Let's get technical, quoting from Why We Believe - Newsweek, November 3, 2008, p 59

A bundle of neu­rons in the superior parietal lobe, a region toward the top and rear of the brain, for in­stance, distinguishes where your body ends and the material world begins. With­out it, you couldn't navigate through a door frame. But other areas of the brain, including the thinking regions in the frontal lobes, sometimes send "turn off!" signals to this structure, such as when we are falling asleep or when we feel physical communion with another person (that's a euphemism for sex). During intense prayer or meditation, brain-imaging stud­ies show, the structure is also especially quiet. Unable to find the dividing line be­tween self and world, the brain adapts by experiencing a sense of holism and con­nectedness.
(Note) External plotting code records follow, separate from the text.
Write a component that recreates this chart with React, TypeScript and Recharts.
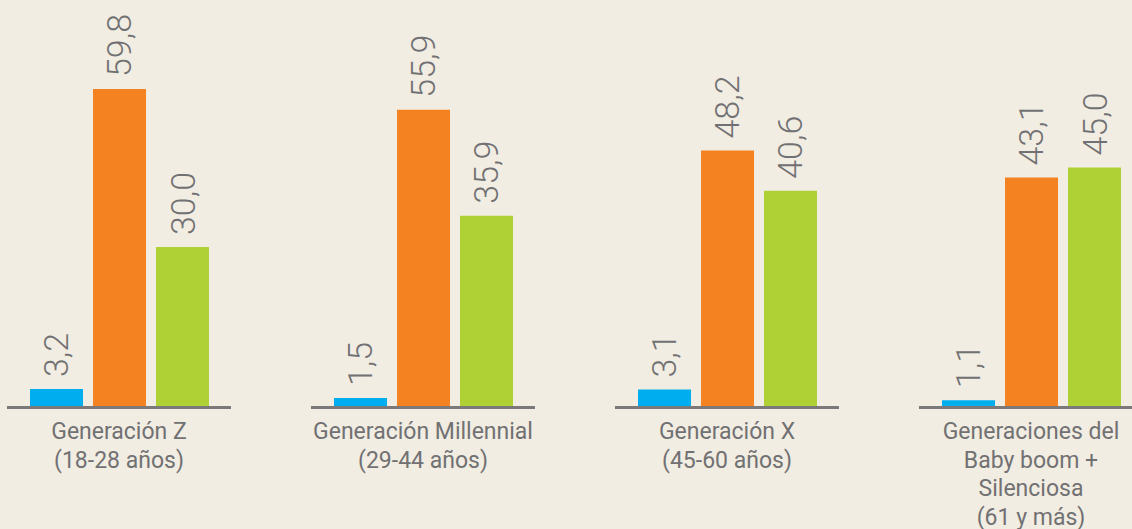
import React from "react";
import { BarChart, Bar, XAxis, YAxis, LabelList } from "recharts";

// generation groups (each label split into lines)
const categories = [
  "Generación Z|(18-28 años)",
  "Generación Millennial|(29-44 años)",
  "Generación X|(45-60 años)",
  "Generaciones del|Baby boom +|Silenciosa|(61 y más)",
];
const seriesBlue = [3.2, 1.5, 3.1, 1.1];
const seriesOrange = [59.8, 55.9, 48.2, 43.1];
const seriesGreen = [30.0, 35.9, 40.6, 45.0];

const data = categories.map((name, i) => ({
  name,
  blue: seriesBlue[i],
  orange: seriesOrange[i],
  green: seriesGreen[i],
}));

const TEXT = "#717173";
const FONT = "Roboto, 'Liberation Sans', sans-serif";

const fmt = (v: number) => v.toFixed(1).replace(".", ",");

const ValueLabel = (props: any) => {
  const { x, y, width, value } = props;
  const cx = x + width / 2;
  const ty = y - 12;
  return (
    <text
      x={cx}
      y={ty}
      transform={`rotate(-90, ${cx}, ${ty})`}
      textAnchor="start"
      dominantBaseline="central"
      fill={TEXT}
      fontSize={34}
      fontWeight={300}
      fontFamily={FONT}
    >
      {fmt(value)}
    </text>
  );
};

const GroupTick = (props: any) => {
  const { x, y, payload } = props;
  const lines = String(payload.value).split("|");
  return (
    <g>
      <line x1={x - 112} x2={x + 112} y1={y + 1.5} y2={y + 1.5} stroke="#7b797a" strokeWidth={3} />
      {lines.map((l, i) => (
        <text
          key={i}
          x={x}
          y={y + 33 + i * 28.5}
          textAnchor="middle"
          fill={TEXT}
          fontSize={23}
          fontFamily={FONT}
        >
          {l}
        </text>
      ))}
    </g>
  );
};

export default function App() {
  return (
    <div style={{ position: "fixed", left: 0, top: 0, width: 1132, height: 529, background: "#f1ede2" }}>
      <BarChart
        width={1132}
        height={529}
        data={data}
        margin={{ top: 88, right: -51, bottom: 0, left: -33 }}
        barSize={53}
        barGap={10}
      >
        <XAxis
          dataKey="name"
          axisLine={false}
          tickLine={false}
          tickSize={0}
          tickMargin={0}
          height={123}
          interval={0}
          tick={<GroupTick />}
        />
        <YAxis hide domain={[0, 60]} />
        <Bar dataKey="blue" fill="#00aeef" isAnimationActive={false}>
          <LabelList dataKey="blue" content={<ValueLabel />} />
        </Bar>
        <Bar dataKey="orange" fill="#f58220" isAnimationActive={false}>
          <LabelList dataKey="orange" content={<ValueLabel />} />
        </Bar>
        <Bar dataKey="green" fill="#afd136" isAnimationActive={false}>
          <LabelList dataKey="green" content={<ValueLabel />} />
        </Bar>
      </BarChart>
    </div>
  );
}
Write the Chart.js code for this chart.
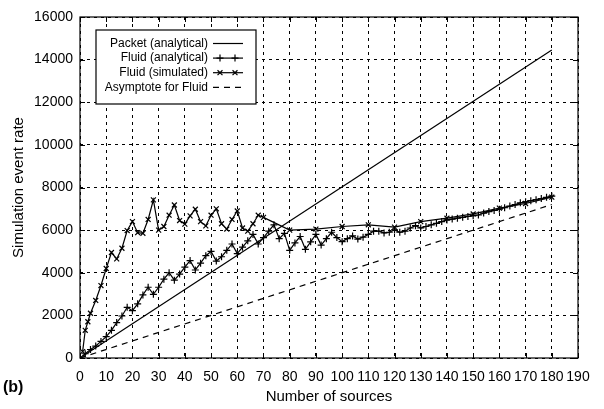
<!DOCTYPE html>
<html>
<head>
<meta charset="utf-8">
<script src="https://cdn.jsdelivr.net/npm/chart.js"></script>
<style>
  html, body { margin: 0; padding: 0; background: #fff; }
  #wrap { width: 604px; height: 409px; }
</style>
</head>
<body>
<div id="wrap"><canvas id="rateChart" width="604" height="409"></canvas></div>
<script>
// event rate vs number of sources
const packetX = [1, 180];
const packetY = [80, 14450];

const fluidAnaX = [0, 2, 4, 6, 8, 10, 12, 14, 16, 18, 20, 22, 24, 26, 28, 30, 32, 34, 36, 38, 40, 42, 44,
  46, 48, 50, 52, 54, 56, 58, 60, 62, 64, 66, 68, 70, 72, 74, 76, 78, 80, 82, 84, 86, 88, 90, 92, 94, 96, 98, 100,
  102, 104, 106, 108, 110, 112, 114, 116, 118, 120, 122, 124, 126, 128, 130, 132, 134, 136, 138, 140,
  142, 144, 146, 148, 150, 152, 154, 156, 158, 160, 162, 164, 166, 168, 170, 172, 174, 176, 178, 180];
const fluidAnaY = [0, 200, 400, 560, 780, 1000, 1300, 1660, 1970, 2380, 2220, 2540, 2960, 3320, 2990, 3320, 3700, 4000, 3650, 3940, 4260, 4570, 4130,
  4450, 4800, 5000, 4550, 4750, 5050, 5350, 4900, 5200, 5500, 5800, 5350, 5650, 5950, 6250, 5600, 5850, 5050, 5400, 5700, 5100, 5450, 5800, 5300, 5600, 5900, 5650, 5460,
  5600, 5730, 5580, 5670, 5800, 5950, 5950, 5870, 5900, 6010, 5900, 5950, 6100, 6210, 6100, 6170, 6250, 6320, 6400, 6480,
  6520, 6560, 6600, 6640, 6680, 6710, 6800, 6870, 6920, 6980, 7050, 7130, 7200, 7280, 7330, 7380, 7430, 7480, 7540, 7600];

const fluidSimX = [1, 2, 3, 4, 6, 8, 10, 12, 14, 16, 18, 20, 22, 24, 26, 28, 30, 32, 34, 36, 38, 40, 42, 44,
  46, 48, 50, 52, 54, 56, 58, 60, 62, 64, 66, 68, 70, 80, 90, 100, 110, 120, 130, 140, 150, 160, 170, 180];
const fluidSimY = [300, 1300, 1700, 2100, 2700, 3400, 4200, 4950, 4650, 5150, 5980, 6400, 5880, 5850, 6500, 7420, 6000, 6170, 6700, 7180, 6450, 6280, 6670, 6980,
  6400, 6200, 6700, 7000, 6300, 6050, 6500, 6900, 6100, 5950, 6300, 6700, 6600, 6000, 6050, 6170, 6250, 6140, 6400, 6560, 6760, 7030, 7250, 7550];

const asymX = [0, 180];
const asymY = [0, 7200];

const xTicks = [0, 10, 20, 30, 40, 50, 60, 70, 80, 90, 100, 110, 120, 130, 140, 150, 160, 170, 180, 190];
const yTicks = [0, 2000, 4000, 6000, 8000, 10000, 12000, 14000, 16000];

const legendNames = ['Packet (analytical)', 'Fluid (analytical)', 'Fluid (simulated)', 'Asymptote for Fluid'];

const pts = (xs, ys) => xs.map((x, i) => ({ x, y: ys[i] }));
const FONT = 'Liberation Sans, Arial, Helvetica, sans-serif';

const datasets = [
  { label: legendNames[0], data: pts(packetX, packetY), borderColor: '#000', borderWidth: 1.2, pointRadius: 0 },
  { label: legendNames[1], data: pts(fluidAnaX, fluidAnaY), borderColor: '#000', borderWidth: 1.2,
    pointStyle: 'cross', pointRadius: 3.5, pointBorderWidth: 1.2, pointBorderColor: '#000' },
  { label: legendNames[2], data: pts(fluidSimX, fluidSimY), borderColor: '#000', borderWidth: 1.2,
    pointStyle: 'crossRot', pointRadius: 3.5, pointBorderWidth: 1.2, pointBorderColor: '#000' },
  { label: legendNames[3], data: pts(asymX, asymY), borderColor: '#000', borderWidth: 1.2, borderDash: [6, 5], pointRadius: 0 }
];

// frame with inward ticks, gnuplot-style legend and panel tag
const decorations = {
  id: 'decorations',
  afterDraw(chart) {
    const { ctx, chartArea: a, scales } = chart;
    ctx.save();
    ctx.strokeStyle = '#000';
    ctx.lineWidth = 1.2;
    ctx.setLineDash([]);
    ctx.strokeRect(a.left, a.top, a.right - a.left, a.bottom - a.top);

    ctx.lineWidth = 1;
    ctx.beginPath();
    xTicks.forEach(v => {
      const px = Math.round(scales.x.getPixelForValue(v)) + 0.5;
      ctx.moveTo(px, a.bottom); ctx.lineTo(px, a.bottom - 5);
      ctx.moveTo(px, a.top); ctx.lineTo(px, a.top + 5);
    });
    yTicks.forEach(v => {
      const py = Math.round(scales.y.getPixelForValue(v)) + 0.5;
      ctx.moveTo(a.left, py); ctx.lineTo(a.left + 5, py);
      ctx.moveTo(a.right, py); ctx.lineTo(a.right - 5, py);
    });
    ctx.stroke();

    // legend box
    const bx = 96, by = 30, bw = 160, bh = 74;
    ctx.fillStyle = '#fff';
    ctx.fillRect(bx, by, bw, bh);
    ctx.lineWidth = 1.2;
    ctx.strokeRect(bx, by, bw, bh);
    ctx.font = '12px ' + FONT;
    ctx.textAlign = 'right';
    ctx.textBaseline = 'middle';
    chart.data.datasets.forEach((ds, i) => {
      const y = by + 13.5 + i * 14.6;
      ctx.fillStyle = '#000';
      ctx.fillText(ds.label, bx + 112, y);
      ctx.beginPath();
      ctx.setLineDash(ds.borderDash || []);
      ctx.lineWidth = 1.2;
      ctx.moveTo(bx + 117, y);
      ctx.lineTo(bx + 147, y);
      ctx.stroke();
      ctx.setLineDash([]);
      if (ds.pointStyle) {
        [bx + 124, bx + 139].forEach(px => {
          Chart.helpers.drawPoint(ctx, { pointStyle: ds.pointStyle, radius: 3.5, borderWidth: 1.2 }, px, y);
        });
      }
    });

    ctx.font = 'bold 16px ' + FONT;
    ctx.textAlign = 'left';
    ctx.fillStyle = '#000';
    ctx.fillText('(b)', 3, 388);
    ctx.restore();
  }
};

new Chart(document.getElementById('rateChart'), {
  type: 'line',
  data: { datasets },
  options: {
    responsive: false,
    animation: false,
    layout: { padding: { top: 17, right: 26, left: 0, bottom: 0 } },
    plugins: { legend: { display: false }, tooltip: { enabled: false } },
    scales: {
      x: {
        type: 'linear', min: 0, max: 190,
        afterBuildTicks: s => { s.ticks = xTicks.map(v => ({ value: v })); },
        afterFit: s => { s.height = 51; },
        grid: { color: '#000', lineWidth: 1, drawTicks: false },
        border: { display: false, dash: [3, 4] },
        ticks: { color: '#000', padding: 11, font: { family: FONT, size: 14 }, maxRotation: 0, autoSkip: false,
          callback: v => String(v) },
        title: { display: true, text: 'Number of sources', color: '#000', font: { family: FONT, size: 15 }, padding: { top: 0, bottom: 3 } }
      },
      y: {
        min: 0, max: 16000,
        afterBuildTicks: s => { s.ticks = yTicks.map(v => ({ value: v })); },
        afterFit: s => { s.width = 80; },
        grid: { color: '#000', lineWidth: 1, drawTicks: false },
        border: { display: false, dash: [3, 4] },
        ticks: { color: '#000', padding: 7, font: { family: FONT, size: 14 }, callback: v => String(v) },
        title: { display: true, text: 'Simulation event rate', color: '#000', font: { family: FONT, size: 15 }, padding: { top: 10, bottom: 6 } }
      }
    }
  },
  plugins: [decorations]
});
</script>
</body>
</html>
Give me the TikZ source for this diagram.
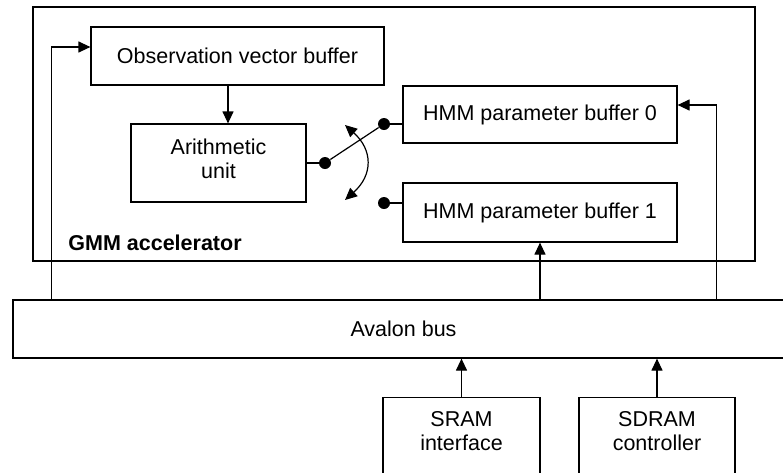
\documentclass[tikz,border=0pt]{standalone}
\usepackage{fontspec}
\setmainfont{Liberation Sans}
\usetikzlibrary{arrows.meta,positioning,calc}

\begin{document}
\begin{tikzpicture}[x=0.5pt, y=-0.5pt,
    every node/.style={font=\fontsize{10.75}{12}\selectfont},
    box/.style={draw, line width=0.6pt, inner sep=0pt, align=center},
    dot/.style={circle, fill=black, inner sep=0pt, minimum size=6pt},
    arr/.style={-{Triangle[length=6pt, width=5.5pt]}, line width=0.6pt},
    swarr/.style={{Triangle[length=6pt, width=5.5pt]}-{Triangle[length=6pt, width=5.5pt]}, line width=0.6pt},
    wire/.style={line width=0.6pt}
]
\clip (0,0) rectangle (783,472);

\node[box, minimum width=361pt, minimum height=127pt] (gmm) at (394,134) {};
\node[anchor=west, inner sep=0pt, font=\fontsize{10.75}{12}\selectfont\bfseries] (gmmlbl) at (68,243) {GMM accelerator};

\node[box, minimum width=146.5pt, minimum height=29pt] (obs) at (237.5,56) {Observation vector buffer};
\node[box, minimum width=87.5pt, minimum height=39pt, text depth=4.5pt] (arith) at (218.5,163) {Arithmetic\\unit};
\node[box, minimum width=137pt, minimum height=28.5pt] (hmm0) at (540,114.5) {HMM parameter buffer 0};
\node[box, minimum width=137pt, minimum height=29.5pt] (hmm1) at (540,212.5) {HMM parameter buffer 1};

\node[box, minimum width=390.5pt, minimum height=29pt] (bus) at (403.5,329) {Avalon bus};

\node[box, anchor=north, minimum width=78.5pt, inner ysep=7pt, text depth=40pt] (sram) at (461.5,397) {SRAM\\interface};
\node[box, anchor=north, minimum width=78pt, inner ysep=7pt, text depth=40pt] (sdram) at (657,397) {SDRAM\\controller};

\node[dot] (pin) at (325,163) {};
\node[dot] (pin0) at (384,124) {};
\node[dot] (pin1) at (384,203) {};
\coordinate (swup) at (345,125);
\coordinate (swdn) at (345,200);

\draw[arr] ([xshift=19.5pt]bus.north west) |- ([yshift=4.5pt]obs.west);
\draw[arr] ([xshift=-4.75pt]obs.south) -- ([xshift=-4.75pt]obs.south |- arith.north);
\draw[arr] ([xshift=19.5pt]hmm0.east |- bus.north) |- ([yshift=4.75pt]hmm0.east);
\draw[arr] (bus.north -| hmm1.south) -- (hmm1.south);
\draw[arr] (sram.north) -- (sram.north |- bus.south);
\draw[arr] (sdram.north) -- (sdram.north |- bus.south);

\draw[wire] (arith.east) -- (pin);
\draw[wire] (pin) -- (pin0);
\draw[wire] (pin0) -- (pin0 -| hmm0.west);
\draw[wire] (pin1) -- (pin1 -| hmm1.west);
\draw[swarr] (swup) .. controls (373,150) and (373,175) .. (swdn);
\end{tikzpicture}
\end{document}
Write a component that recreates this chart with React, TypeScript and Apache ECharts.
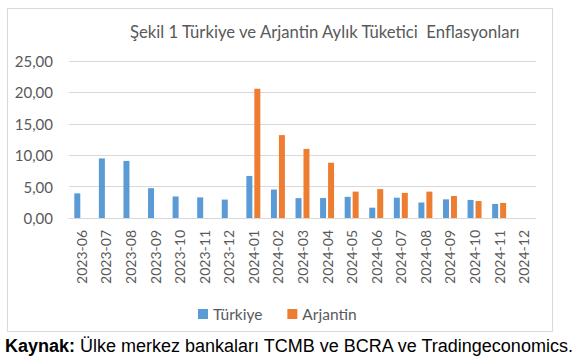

You feel a part of something larger than yourself.  

 Translated... 

  • A part of my brain distinguishes where my body ends and my wife's body begins.
  • During sex this area shuts down, and I am not as able to determine where my body ends and my wife's body begins.
  • A feeling of physical and emotional connectedness results.

 Well, sign me up!  No wonder so many pagan religions used temple prostitutes to enhance the worship experience.  (Not condoning the practice.  But, not speaking lightly about it either.)

 What is the point of all this?  Possibly, it's stated in the following quotation from the movie "Eight Days a Week"...

 "People are supposed to make love. It is out main purpose in life. All those other activities (playing the violin, washing dishes, reading novels, driking wine) are just ways of passing time until you can make love again."